## [Work to be completed]
Find and return each line containing "this".
───── Records supplied ─────
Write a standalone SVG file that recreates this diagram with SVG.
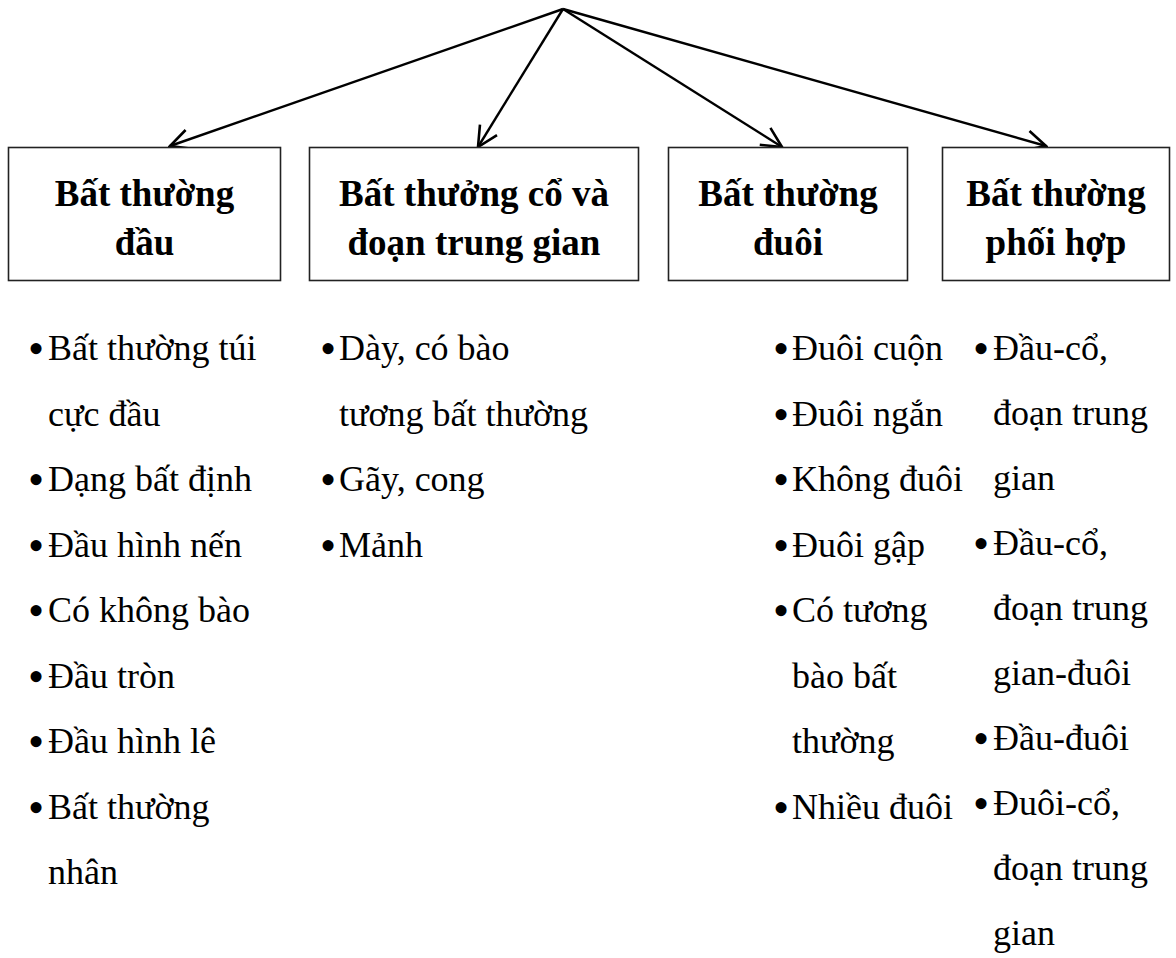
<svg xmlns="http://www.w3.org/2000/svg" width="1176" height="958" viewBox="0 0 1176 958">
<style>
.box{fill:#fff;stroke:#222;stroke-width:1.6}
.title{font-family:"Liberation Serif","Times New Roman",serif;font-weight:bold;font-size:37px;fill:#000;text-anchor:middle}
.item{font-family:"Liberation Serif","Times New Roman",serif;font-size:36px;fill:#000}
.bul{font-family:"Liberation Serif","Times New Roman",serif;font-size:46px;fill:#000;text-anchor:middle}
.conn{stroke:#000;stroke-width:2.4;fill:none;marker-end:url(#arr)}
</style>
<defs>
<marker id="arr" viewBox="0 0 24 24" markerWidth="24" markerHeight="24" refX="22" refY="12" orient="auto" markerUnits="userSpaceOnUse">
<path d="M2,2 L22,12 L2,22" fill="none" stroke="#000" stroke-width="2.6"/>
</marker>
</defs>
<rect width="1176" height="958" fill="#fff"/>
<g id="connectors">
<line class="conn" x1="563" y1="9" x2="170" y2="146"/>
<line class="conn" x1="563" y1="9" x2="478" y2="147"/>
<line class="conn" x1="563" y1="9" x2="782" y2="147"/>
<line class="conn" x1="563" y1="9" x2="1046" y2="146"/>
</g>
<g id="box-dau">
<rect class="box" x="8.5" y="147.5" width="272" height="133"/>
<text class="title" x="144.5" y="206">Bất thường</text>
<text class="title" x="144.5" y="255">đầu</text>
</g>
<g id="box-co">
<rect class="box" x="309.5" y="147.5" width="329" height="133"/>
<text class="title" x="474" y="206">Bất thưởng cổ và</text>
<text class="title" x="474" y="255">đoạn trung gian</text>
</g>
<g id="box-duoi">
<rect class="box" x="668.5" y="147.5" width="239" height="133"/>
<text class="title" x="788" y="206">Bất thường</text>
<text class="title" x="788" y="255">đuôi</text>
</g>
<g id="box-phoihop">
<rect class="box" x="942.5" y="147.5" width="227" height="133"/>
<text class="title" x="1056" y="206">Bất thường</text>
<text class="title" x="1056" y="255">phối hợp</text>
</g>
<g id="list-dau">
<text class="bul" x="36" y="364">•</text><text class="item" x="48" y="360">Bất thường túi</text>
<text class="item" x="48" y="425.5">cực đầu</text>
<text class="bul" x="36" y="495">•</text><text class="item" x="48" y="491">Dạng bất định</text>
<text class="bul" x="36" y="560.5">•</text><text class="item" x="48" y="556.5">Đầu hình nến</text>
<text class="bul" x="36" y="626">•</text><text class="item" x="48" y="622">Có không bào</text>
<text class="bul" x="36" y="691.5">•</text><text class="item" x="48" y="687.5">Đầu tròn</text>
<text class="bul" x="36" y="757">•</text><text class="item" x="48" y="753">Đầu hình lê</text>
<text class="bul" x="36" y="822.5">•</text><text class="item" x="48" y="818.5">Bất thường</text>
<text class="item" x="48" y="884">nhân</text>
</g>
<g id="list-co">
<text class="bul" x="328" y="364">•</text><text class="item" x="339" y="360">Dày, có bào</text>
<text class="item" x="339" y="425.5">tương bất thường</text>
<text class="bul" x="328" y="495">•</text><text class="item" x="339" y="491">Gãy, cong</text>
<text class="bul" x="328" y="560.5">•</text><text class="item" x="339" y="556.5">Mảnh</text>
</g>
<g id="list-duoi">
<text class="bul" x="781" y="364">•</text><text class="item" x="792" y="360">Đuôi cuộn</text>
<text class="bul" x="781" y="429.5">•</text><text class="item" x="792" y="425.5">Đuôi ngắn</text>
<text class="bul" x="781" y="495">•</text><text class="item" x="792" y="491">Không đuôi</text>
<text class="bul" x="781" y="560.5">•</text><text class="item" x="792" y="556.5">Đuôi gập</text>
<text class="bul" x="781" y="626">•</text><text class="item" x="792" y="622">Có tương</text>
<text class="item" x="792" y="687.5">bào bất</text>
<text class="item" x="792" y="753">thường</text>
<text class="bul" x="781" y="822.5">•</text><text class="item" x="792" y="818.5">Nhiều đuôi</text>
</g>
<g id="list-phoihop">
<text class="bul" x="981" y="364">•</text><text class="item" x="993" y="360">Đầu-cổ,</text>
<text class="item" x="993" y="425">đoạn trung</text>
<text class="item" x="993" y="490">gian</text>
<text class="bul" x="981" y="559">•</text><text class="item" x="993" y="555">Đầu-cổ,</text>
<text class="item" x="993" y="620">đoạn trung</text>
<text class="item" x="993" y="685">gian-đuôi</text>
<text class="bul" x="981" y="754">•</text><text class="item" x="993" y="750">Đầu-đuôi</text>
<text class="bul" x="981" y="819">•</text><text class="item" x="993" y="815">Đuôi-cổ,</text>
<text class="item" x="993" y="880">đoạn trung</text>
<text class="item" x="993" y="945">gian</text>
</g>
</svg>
─────
───── Records supplied ─────
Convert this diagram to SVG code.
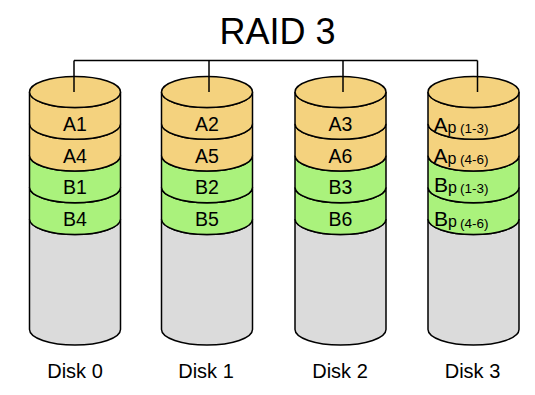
─────
───── Records supplied ─────
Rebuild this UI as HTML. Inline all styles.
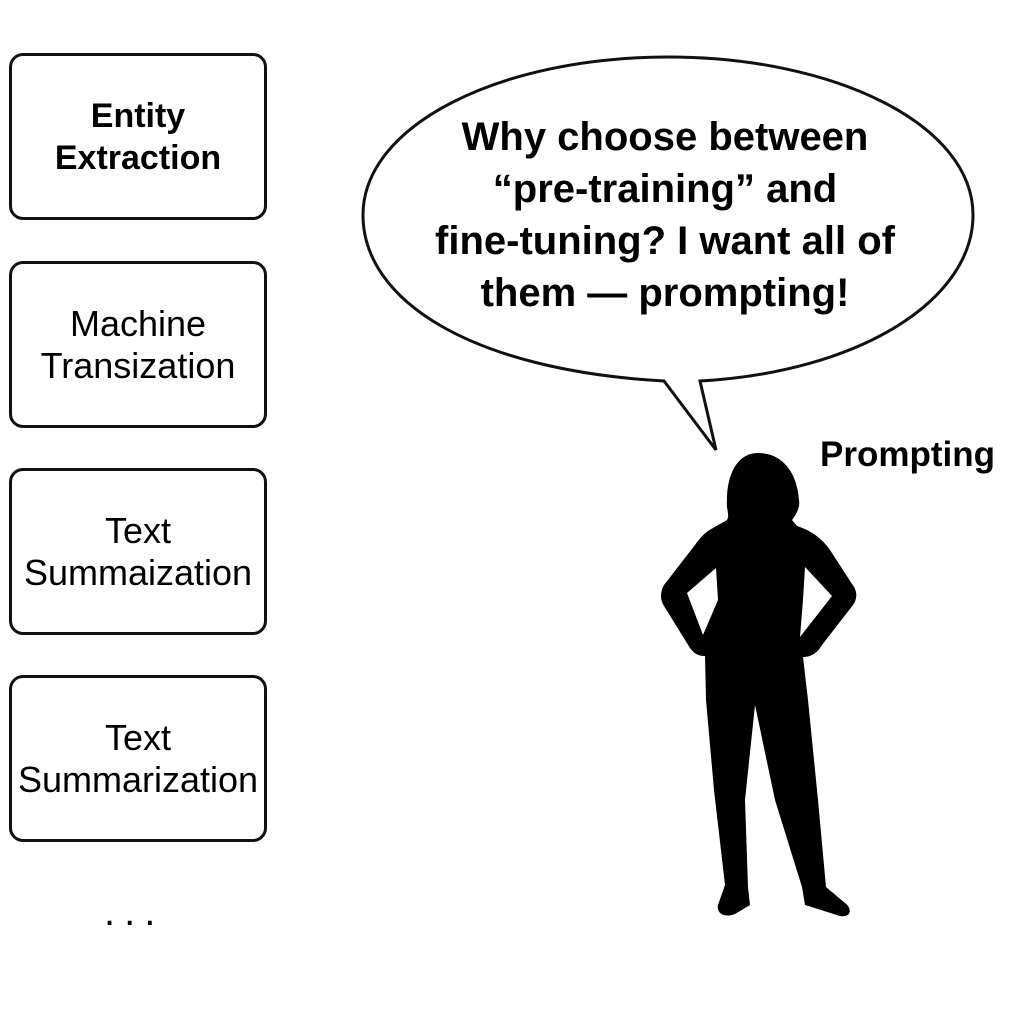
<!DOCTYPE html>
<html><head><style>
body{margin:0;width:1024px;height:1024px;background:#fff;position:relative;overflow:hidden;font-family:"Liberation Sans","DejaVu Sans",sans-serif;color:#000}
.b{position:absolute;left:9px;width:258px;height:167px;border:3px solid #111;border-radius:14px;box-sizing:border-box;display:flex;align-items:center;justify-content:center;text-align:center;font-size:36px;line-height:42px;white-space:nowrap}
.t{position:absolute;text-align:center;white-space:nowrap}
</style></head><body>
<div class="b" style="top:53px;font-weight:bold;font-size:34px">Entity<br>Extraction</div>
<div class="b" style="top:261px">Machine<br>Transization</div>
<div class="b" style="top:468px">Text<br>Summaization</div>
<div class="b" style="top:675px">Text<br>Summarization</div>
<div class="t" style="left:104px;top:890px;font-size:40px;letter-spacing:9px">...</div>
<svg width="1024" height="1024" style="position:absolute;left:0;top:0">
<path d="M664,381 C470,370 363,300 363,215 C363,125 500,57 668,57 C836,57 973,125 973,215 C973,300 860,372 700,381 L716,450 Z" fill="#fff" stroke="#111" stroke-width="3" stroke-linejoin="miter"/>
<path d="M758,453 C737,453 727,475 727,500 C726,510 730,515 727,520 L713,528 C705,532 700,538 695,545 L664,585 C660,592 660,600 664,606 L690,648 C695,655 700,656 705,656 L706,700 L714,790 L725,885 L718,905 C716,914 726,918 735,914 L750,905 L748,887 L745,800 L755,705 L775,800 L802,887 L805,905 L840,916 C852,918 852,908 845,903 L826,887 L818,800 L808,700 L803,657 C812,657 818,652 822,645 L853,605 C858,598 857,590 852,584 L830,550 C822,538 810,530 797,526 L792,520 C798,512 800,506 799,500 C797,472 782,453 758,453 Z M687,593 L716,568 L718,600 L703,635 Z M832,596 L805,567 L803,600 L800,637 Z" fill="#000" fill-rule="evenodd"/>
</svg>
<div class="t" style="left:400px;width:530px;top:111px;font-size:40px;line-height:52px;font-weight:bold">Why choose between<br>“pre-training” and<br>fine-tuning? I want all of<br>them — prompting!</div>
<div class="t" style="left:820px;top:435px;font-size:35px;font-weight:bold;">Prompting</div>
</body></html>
─────
## [Exercise response]
Write a standalone SVG file that recreates this diagram with SVG.
Convert this diagram to SVG code.
Rebuild this UI as HTML. Inline all styles.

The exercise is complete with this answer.